Prime Brokerage: The Mechanics of Record Profits

The Mechanics of the Windfall
To understand the source of these profits, one must examine the fundamental structure of prime brokerage services. These divisions provide essential infrastructure, including securities lending, leveraged financing, clearing, and custody. The current spike in earnings is primarily driven by a combination of increased market volatility and the prevailing interest rate environment.
For prime brokers, the most lucrative aspect of the business is the "spread" on financing. When hedge funds seek leverage to amplify their returns, they borrow cash or securities from the bank. In a high-interest-rate environment, the margins on these loans have expanded. Banks are effectively capitalizing on the gap between their own funding costs and the rates they charge their institutional clients. Furthermore, the rise in market volatility has increased the demand for sophisticated hedging strategies and complex derivatives, both of which generate substantial fee-based income for the banks.
Drivers of Institutional Demand
The record profits are not merely a result of pricing, but of volume and strategy. There has been a notable resurgence in aggressive trading strategies among hedge funds. Specifically, the prevalence of "basis trades"—which exploit price differences between related financial instruments, such as Treasury futures and cash Treasuries—has required immense amounts of leverage.
Prime brokers act as the primary facilitators for these trades. By providing the necessary margin and securities lending, banks have positioned themselves as indispensable partners in these high-volume strategies. The increased activity in these sectors has led to a virtuous cycle for the banks: higher trading volumes lead to more fees, while the inherent risk of these leveraged positions allows banks to demand higher premiums.
The Risk-Reward Equilibrium
While the financial gains are historic, they are inextricably linked to systemic risk. The prime brokerage business is essentially a gamble on the stability of the bank's clients. The "windfalls" currently being reported represent a premium for taking on counterparty risk. When hedge funds are highly leveraged, any sudden market correction can lead to margin calls that the funds may be unable to meet.

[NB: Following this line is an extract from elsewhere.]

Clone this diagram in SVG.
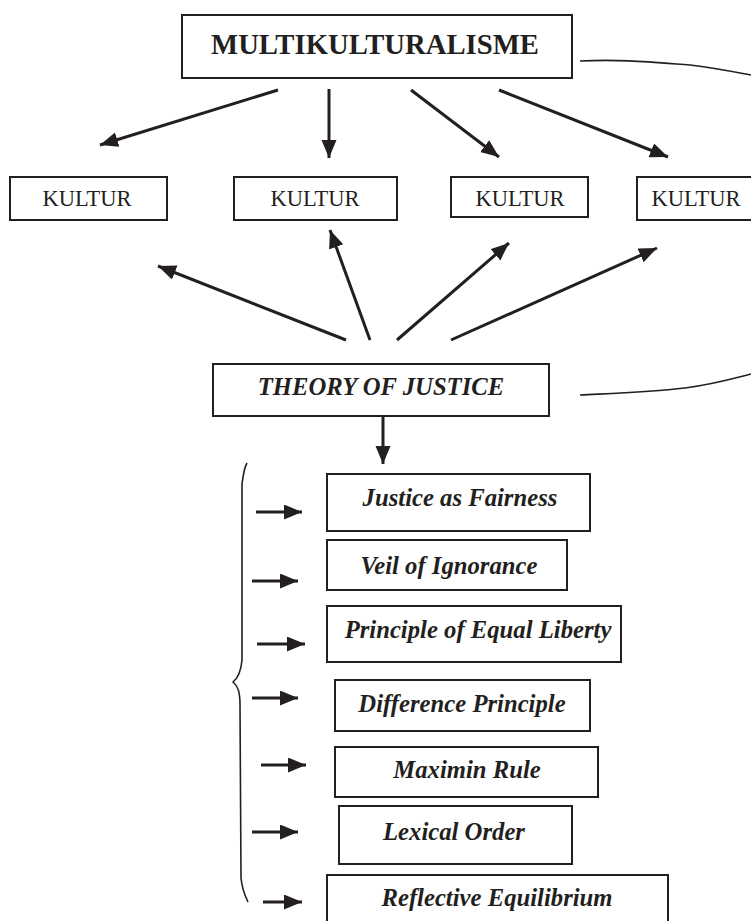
<svg xmlns="http://www.w3.org/2000/svg" width="751" height="921" viewBox="0 0 751 921">
<style>
.box{fill:#fff;stroke:#231f20;stroke-width:2}
.t{font-family:"Liberation Serif","Times New Roman",serif;fill:#231f20;text-anchor:middle}
.b{font-weight:bold}
.bi{font-weight:bold;font-style:italic;font-size:24.7px}
.k{font-size:22.5px}
.c{fill:none;stroke:#231f20;stroke-width:3}
.thin{fill:none;stroke:#231f20;stroke-width:1.6}
</style>
<defs>
<marker id="ah" markerUnits="userSpaceOnUse" markerWidth="20" markerHeight="16" refX="18" refY="7.5" orient="auto">
<path d="M0,0 L18,7.5 L0,15 Z" fill="#231f20"/>
</marker>
</defs>
<rect width="751" height="921" fill="#fff"/>
<g id="connectors">
<path class="thin" d="M580,61 C620,59 650,62 690,65 C715,68 735,72 751,75"/>
<path class="thin" d="M580,395 C620,393 650,392 685,388 C715,384 735,378 751,374"/>
<line class="c" x1="278" y1="90" x2="100" y2="145" marker-end="url(#ah)"/>
<line class="c" x1="329" y1="89" x2="329" y2="158" marker-end="url(#ah)"/>
<line class="c" x1="411" y1="90" x2="499" y2="157" marker-end="url(#ah)"/>
<line class="c" x1="499" y1="90" x2="668" y2="157" marker-end="url(#ah)"/>
<line class="c" x1="346" y1="340" x2="158" y2="266" marker-end="url(#ah)"/>
<line class="c" x1="370" y1="340" x2="330" y2="230" marker-end="url(#ah)"/>
<line class="c" x1="397" y1="340" x2="509" y2="243" marker-end="url(#ah)"/>
<line class="c" x1="451" y1="340" x2="657" y2="248" marker-end="url(#ah)"/>
<line class="c" x1="383" y1="417" x2="383" y2="464" marker-end="url(#ah)"/>
<path class="thin" d="M247,463 C244,468 243,476 242,484 C242,540 242,600 242,660 C241,672 238,678 233,682 C238,686 240,692 240,705 C240,770 241,830 241,878 C242,888 245,896 248,902"/>
<line class="c" x1="256" y1="512" x2="302" y2="512" marker-end="url(#ah)"/>
<line class="c" x1="252" y1="581" x2="298" y2="581" marker-end="url(#ah)"/>
<line class="c" x1="257" y1="644" x2="305" y2="644" marker-end="url(#ah)"/>
<line class="c" x1="252" y1="698" x2="298" y2="698" marker-end="url(#ah)"/>
<line class="c" x1="261" y1="765" x2="306" y2="765" marker-end="url(#ah)"/>
<line class="c" x1="252" y1="832" x2="298" y2="832" marker-end="url(#ah)"/>
<line class="c" x1="263" y1="902" x2="302" y2="902" marker-end="url(#ah)"/>
</g>
<g id="multikulturalisme"><rect class="box" x="182" y="15" width="390" height="63"/><text class="t b" x="375" y="54" font-size="28.7">MULTIKULTURALISME</text></g>
<g id="kultur1"><rect class="box" x="10" y="177" width="157" height="43"/><text class="t k" x="87" y="206">KULTUR</text></g>
<g id="kultur2"><rect class="box" x="234" y="177" width="163" height="43"/><text class="t k" x="315" y="206">KULTUR</text></g>
<g id="kultur3"><rect class="box" x="451" y="177" width="137" height="40"/><text class="t k" x="520" y="206">KULTUR</text></g>
<g id="kultur4"><rect class="box" x="637" y="177" width="130" height="43"/><text class="t k" x="696" y="206">KULTUR</text></g>
<g id="theory"><rect class="box" x="213" y="364" width="336" height="52"/><text class="t bi" x="381" y="395">THEORY OF JUSTICE</text></g>
<g id="n1"><rect class="box" x="327" y="474" width="263" height="57"/><text class="t bi" x="460" y="506">Justice as Fairness</text></g>
<g id="n2"><rect class="box" x="327" y="540" width="240" height="50"/><text class="t bi" x="449" y="574">Veil of Ignorance</text></g>
<g id="n3"><rect class="box" x="327" y="606" width="294" height="56"/><text class="t bi" x="478" y="638">Principle of Equal Liberty</text></g>
<g id="n4"><rect class="box" x="335" y="680" width="255" height="51"/><text class="t bi" x="462" y="712">Difference Principle</text></g>
<g id="n5"><rect class="box" x="335" y="747" width="263" height="50"/><text class="t bi" x="467" y="778">Maximin Rule</text></g>
<g id="n6"><rect class="box" x="339" y="806" width="233" height="58"/><text class="t bi" x="454" y="840">Lexical Order</text></g>
<g id="n7"><rect class="box" x="327" y="875" width="341" height="60"/><text class="t bi" x="497" y="906">Reflective Equilibrium</text></g>
</svg>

Historical precedents, such as the collapse of Archegos Capital Management, serve as a reminder that prime brokerage profits can be erased instantaneously if risk management fails. The current record windfalls suggest that banks have either significantly tightened their risk parameters or are comfortable with the current level of exposure in exchange for high yields. There is an inherent tension between the desire to maximize short-term revenue from leverage and the necessity of maintaining long-term solvency.
Competitive Dynamics and Market Shift
The distribution of these profits is not uniform across Wall Street. A small group of bulge-bracket banks—including the likes of Goldman Sachs, JPMorgan Chase, and Morgan Stanley—continue to dominate the landscape due to their massive balance sheets and ability to absorb risk.

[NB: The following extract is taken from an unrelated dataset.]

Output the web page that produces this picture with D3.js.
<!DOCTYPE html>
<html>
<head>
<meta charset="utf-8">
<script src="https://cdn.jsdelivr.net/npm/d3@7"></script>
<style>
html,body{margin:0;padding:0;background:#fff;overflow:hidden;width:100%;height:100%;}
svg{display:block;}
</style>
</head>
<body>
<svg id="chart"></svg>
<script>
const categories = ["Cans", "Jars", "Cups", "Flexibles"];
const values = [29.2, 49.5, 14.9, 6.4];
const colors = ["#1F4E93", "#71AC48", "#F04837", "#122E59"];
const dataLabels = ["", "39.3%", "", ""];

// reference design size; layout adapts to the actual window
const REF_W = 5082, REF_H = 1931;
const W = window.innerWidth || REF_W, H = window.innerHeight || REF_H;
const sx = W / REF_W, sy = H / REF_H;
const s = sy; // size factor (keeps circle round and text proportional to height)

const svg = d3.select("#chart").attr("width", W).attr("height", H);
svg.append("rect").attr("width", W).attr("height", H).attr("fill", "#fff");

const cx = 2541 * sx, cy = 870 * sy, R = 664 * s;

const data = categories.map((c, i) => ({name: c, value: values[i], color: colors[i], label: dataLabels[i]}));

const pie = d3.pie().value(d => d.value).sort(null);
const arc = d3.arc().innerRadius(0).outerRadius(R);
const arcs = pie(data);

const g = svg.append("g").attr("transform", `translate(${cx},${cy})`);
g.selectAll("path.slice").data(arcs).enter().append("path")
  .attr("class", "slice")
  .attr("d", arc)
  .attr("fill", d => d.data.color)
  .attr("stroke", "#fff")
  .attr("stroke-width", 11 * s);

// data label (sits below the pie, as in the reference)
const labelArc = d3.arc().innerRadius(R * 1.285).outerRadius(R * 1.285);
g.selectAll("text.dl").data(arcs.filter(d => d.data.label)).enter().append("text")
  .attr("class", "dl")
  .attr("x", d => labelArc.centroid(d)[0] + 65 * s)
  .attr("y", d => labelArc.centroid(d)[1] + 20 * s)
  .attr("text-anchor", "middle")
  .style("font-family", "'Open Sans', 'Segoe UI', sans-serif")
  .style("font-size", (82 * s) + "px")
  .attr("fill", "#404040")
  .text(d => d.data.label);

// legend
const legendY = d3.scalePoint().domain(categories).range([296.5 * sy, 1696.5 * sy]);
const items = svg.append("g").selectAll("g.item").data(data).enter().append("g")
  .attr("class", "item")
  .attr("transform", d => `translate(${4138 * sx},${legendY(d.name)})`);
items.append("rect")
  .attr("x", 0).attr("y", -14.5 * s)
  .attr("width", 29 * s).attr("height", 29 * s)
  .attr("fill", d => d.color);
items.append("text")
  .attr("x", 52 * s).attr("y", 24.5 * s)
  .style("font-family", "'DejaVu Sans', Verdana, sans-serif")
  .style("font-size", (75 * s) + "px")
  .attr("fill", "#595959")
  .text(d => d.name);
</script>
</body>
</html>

However, there is an evolving dynamic in how these banks approach the business. Some are shifting away from providing massive amounts of balance-sheet leverage toward a more "capital-light" model, focusing on technology and execution services. Others are leaning into the volatility, aggressively expanding their lending books to capture the current window of high margins. This divergence in strategy will likely determine which institutions remain dominant as the market cycle eventually turns.
Future Outlook
The sustainability of these record windfalls depends on two primary variables: the persistence of market volatility and the trajectory of global interest rates. Should the market enter a period of prolonged stability or should rates drop precipitously, the financing margins that are currently fueling these profits will likely contract.
For now, the prime brokerage sector remains a cornerstone of Wall Street's profitability, reflecting a broader trend where the facilitators of risk are benefiting as much as, if not more than, the risk-takers themselves.